Before you dive into the stock market, it’s important to determine your investment goals. Are you investing for retirement, a down payment on a house, or something else? Understanding your goals will help you make informed investment decisions and choose the right investment options.

For long-term goals like retirement, consider tax-advantaged accounts like an IRA or 401(k). However, it’s essential to balance your investments and have liquid assets for emergencies or short-term goals.

2. Select Investment Vehicles

Once you have defined your goals, it’s time to choose the right investment vehicles. Brokerage accounts offer flexibility and allow you to buy and sell stocks, mutual funds, and ETFs. Traditional brokerages like Charles Schwab and Fidelity provide a wide range of account types and personalized support.

Robo-advisors are a great option if you prefer a more hands-off approach. These platforms use algorithms to manage your investments based on your goals and risk tolerance. They typically charge lower fees compared to human financial advisors.

Remember, opening an account is just the first step. You need to make actual purchases to start investing.
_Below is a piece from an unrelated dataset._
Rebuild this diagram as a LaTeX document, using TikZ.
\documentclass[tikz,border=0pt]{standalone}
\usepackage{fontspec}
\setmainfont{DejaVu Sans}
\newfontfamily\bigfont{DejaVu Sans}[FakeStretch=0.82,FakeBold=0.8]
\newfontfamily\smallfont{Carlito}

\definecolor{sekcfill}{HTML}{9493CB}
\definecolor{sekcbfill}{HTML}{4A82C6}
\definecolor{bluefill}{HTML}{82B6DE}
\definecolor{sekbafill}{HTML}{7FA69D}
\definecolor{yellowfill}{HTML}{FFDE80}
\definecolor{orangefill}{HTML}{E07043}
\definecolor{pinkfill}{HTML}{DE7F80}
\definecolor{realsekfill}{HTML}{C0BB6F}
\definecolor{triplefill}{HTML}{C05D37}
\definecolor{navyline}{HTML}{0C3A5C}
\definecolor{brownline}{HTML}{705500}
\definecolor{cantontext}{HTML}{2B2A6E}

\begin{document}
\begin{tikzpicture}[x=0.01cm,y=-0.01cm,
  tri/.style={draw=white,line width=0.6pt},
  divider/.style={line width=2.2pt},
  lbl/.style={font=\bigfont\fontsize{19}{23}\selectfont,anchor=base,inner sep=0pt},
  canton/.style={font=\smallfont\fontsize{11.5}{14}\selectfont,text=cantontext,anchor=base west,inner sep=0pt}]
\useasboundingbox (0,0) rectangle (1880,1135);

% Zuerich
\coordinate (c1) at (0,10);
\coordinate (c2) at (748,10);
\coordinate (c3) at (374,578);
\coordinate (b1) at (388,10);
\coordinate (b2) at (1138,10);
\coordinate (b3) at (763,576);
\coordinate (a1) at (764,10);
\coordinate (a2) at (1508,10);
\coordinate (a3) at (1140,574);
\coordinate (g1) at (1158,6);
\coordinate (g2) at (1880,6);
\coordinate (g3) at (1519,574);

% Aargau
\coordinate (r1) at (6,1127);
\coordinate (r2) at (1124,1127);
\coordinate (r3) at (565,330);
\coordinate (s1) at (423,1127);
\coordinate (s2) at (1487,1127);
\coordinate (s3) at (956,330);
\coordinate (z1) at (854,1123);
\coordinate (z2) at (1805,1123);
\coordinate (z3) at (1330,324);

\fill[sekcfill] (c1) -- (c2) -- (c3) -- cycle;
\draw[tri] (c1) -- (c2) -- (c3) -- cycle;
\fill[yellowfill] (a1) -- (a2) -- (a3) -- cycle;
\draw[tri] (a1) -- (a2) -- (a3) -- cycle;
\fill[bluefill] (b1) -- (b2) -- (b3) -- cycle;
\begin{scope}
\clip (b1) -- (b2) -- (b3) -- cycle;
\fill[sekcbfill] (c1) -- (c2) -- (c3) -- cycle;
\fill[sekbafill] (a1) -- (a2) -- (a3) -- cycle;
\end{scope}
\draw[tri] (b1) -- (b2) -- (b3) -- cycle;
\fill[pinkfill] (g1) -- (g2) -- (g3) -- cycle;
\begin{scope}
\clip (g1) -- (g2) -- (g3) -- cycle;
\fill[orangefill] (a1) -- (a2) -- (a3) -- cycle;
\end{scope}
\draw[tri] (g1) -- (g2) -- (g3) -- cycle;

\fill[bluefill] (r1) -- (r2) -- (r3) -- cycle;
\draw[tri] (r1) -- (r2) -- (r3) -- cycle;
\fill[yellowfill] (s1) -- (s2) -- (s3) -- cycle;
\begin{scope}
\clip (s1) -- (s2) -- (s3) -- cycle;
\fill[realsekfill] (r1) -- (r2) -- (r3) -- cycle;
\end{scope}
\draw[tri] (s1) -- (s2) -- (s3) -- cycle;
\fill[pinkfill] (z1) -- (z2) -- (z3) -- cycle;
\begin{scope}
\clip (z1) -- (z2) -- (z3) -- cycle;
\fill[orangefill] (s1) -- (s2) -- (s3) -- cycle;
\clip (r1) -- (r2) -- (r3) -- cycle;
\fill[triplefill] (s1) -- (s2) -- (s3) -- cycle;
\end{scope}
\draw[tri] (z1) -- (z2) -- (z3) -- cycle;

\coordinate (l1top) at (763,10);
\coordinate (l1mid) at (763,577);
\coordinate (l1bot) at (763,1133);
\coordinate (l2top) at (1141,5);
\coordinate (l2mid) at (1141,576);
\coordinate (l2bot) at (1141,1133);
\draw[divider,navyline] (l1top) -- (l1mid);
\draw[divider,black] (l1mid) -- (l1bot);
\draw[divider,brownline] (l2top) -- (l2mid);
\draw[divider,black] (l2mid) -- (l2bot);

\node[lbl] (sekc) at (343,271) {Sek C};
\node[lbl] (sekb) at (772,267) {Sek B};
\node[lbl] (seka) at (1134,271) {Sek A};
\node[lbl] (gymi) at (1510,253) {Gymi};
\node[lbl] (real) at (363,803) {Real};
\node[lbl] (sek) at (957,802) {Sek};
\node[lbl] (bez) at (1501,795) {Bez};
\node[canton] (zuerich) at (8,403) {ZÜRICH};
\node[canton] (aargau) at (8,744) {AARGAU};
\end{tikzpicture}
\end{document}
3. Calculate Your Investment Amount

As you decide which accounts to open, consider the amount of money you want to invest. The general rule of thumb for retirement goals is to invest 15% of your income each year. If you’re just starting, it’s okay to begin with a smaller percentage and increase it over time.

You also need to decide whether you want to invest a lump sum or use dollar cost averaging (DCA) to invest equal amounts over time. DCA can help mitigate the impact of market volatility and build your portfolio gradually.
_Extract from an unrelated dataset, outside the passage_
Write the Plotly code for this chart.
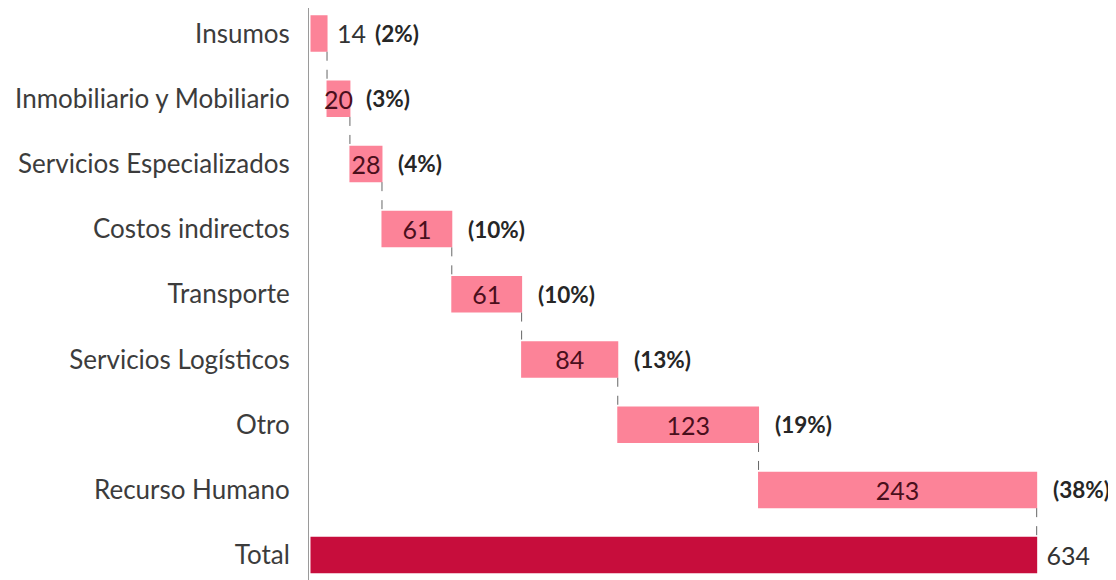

4. Measure Your Risk Tolerance

Understanding your risk tolerance is crucial in building your investment portfolio. It determines the level of risk you’re comfortable with and helps you choose the right assets. Take a risk tolerance questionnaire to assess your comfort level with market fluctuations.

Keep in mind that risk tolerance is different from risk capacity. Your risk tolerance is about your emotional reaction to losses, while risk capacity considers your financial ability to take risks based on factors like job stability and financial obligations.

5. Consider Your Investment Style

There are different investment styles, and you need to choose one that aligns with your risk tolerance, capacity, goals, and time horizon. Short-term investing, or trading, aims to generate quick profits through frequent buying and selling. However, it requires a higher level of expertise and carries more risk.

Long-term investing focuses on buying and holding assets for an extended period, allowing for compounding interest and riding out market volatility. Strategies like index investing, value investing, ESG investing, and dividend investing provide various approaches to long-term investing.

6. Build Your Portfolio

With a clear understanding of your goals, risk tolerance, and investment style, it’s time to build your portfolio. Consider a goal-based investing approach, where you create separate “buckets” for different goals. This approach helps you stay motivated and select the right investments for each goal.

Diversify your portfolio by including stocks, bonds, mutual funds, and ETFs. Stocks offer ownership in a company, while bonds provide steady income. Mutual funds and ETFs help you gain exposure to multiple assets in a single investment.

7. Monitor and Rebalance Your Portfolio

Investing is not a one-time event; it requires ongoing monitoring and occasional rebalancing. Regularly review your portfolio to ensure it aligns with your target allocation. Rebalancing involves adjusting your investments to maintain the desired asset allocation.

Avoid making rash decisions based on short-term market fluctuations. Stay focused on your long-term goals and resist the urge to time the market. Remember, investing is a gradual process that requires consistency and patience.

Other Key Things to Know About Investing as a Beginner

Investing doesn’t have to be complex. Limit speculative decisions driven by fear or panic, as they often lead to significant losses. Start with low-cost, diversified ETFs to simplify your investment journey.

Keep your investing goals as your guiding light, and remember that investing is a long-term endeavor. With dedication and patience, you can build wealth and achieve financial freedom through the stock market.